Bentz to be inducted into Alaska Sports Hall of Fame
Posted by Van Williams, ALB Media Director | Dec 14, 2018
Former Major League Baseball player Chad Bentz of Juneau will be the first baseball player inducted into the Alaska Sports Hall of Fame.
Bentz and Olympic trap shooter Corey Cogdell-Unrein of Eagle River were the lone selections from the people category for the Class of 2019 and will be joined by the Alaska Run for Women from the event category and Kodiak’s upset of perennial powerhouse East Anchorage in the 2001 high school state title game from the moment category.
This will be the 13th class to be honored by the Hall, which uses a process a based on votes from the Alaska Sports Hall of Fame selection panel, past inductees and the public.
“We’re very pleased with the choices that came out of the selection process,” said Alaska Sports Hall of Fame executive director Harlow Robinson. “Alaska is such a diverse state with a rich sports culture and this group reflects that.”
The Class of 2019 will be honored at a banquet in April at the Anchorage Museum.
Here is a closer look at the Class of 2019:
No Alaska athlete did more with less than Bentz.
He became only the second person to play Major League Baseball after being born without one of his hands when he made his debut on April 7, 1994.
“I played baseball when I was younger, and got made fun of,” Bentz said in 2004. “I didn’t like going because all they did was make fun of me. So, I didn’t play anymore. Then I saw Jim Abbott. He gave me the will to at least try playing again.”
The 6-foot-2, 215-pound left-hander pitched in 40 career MLB games, more than any other player from Alaska. He played for the Montreal Expos in 2004 and the Florida Marlins in 2005.
Bentz – one of three Alaskans to play in the big leagues – finished 0-3 with a 5.86 ERA and 18 strikeouts in 29.2 innings.
Arguably his most impressive achievement is the fact that he’s the only Alaskan with a MLB base hit.

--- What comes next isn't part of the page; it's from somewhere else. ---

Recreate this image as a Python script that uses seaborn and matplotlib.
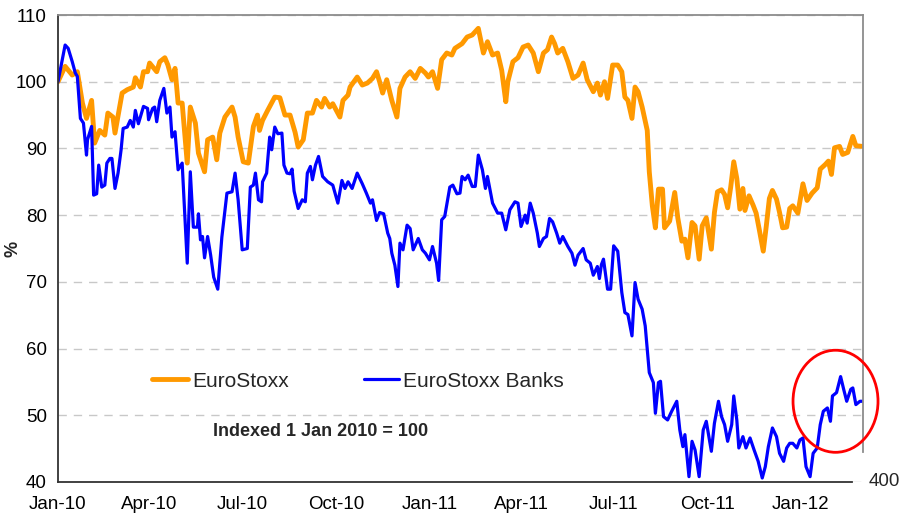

“Not bad for a boy who overcame many obstacles he faced in his life, both geographical and physical,” Bentz said.
Bentz, 38, played nine years in the minor leagues and racked up an 11-20 record with 23 saves in 195 appearances, almost all in relief.
After his baseball career ended in 2010, he played a season of college football at NCAA D3 Castleton State in Vermont. He was a fullback and carried the ball 12 times and scored two touchdowns.
He is now the head baseball coach at his alma mater of Juneau-Douglas High School and guided the Crimson Bears to the ASAA 2018 state championship.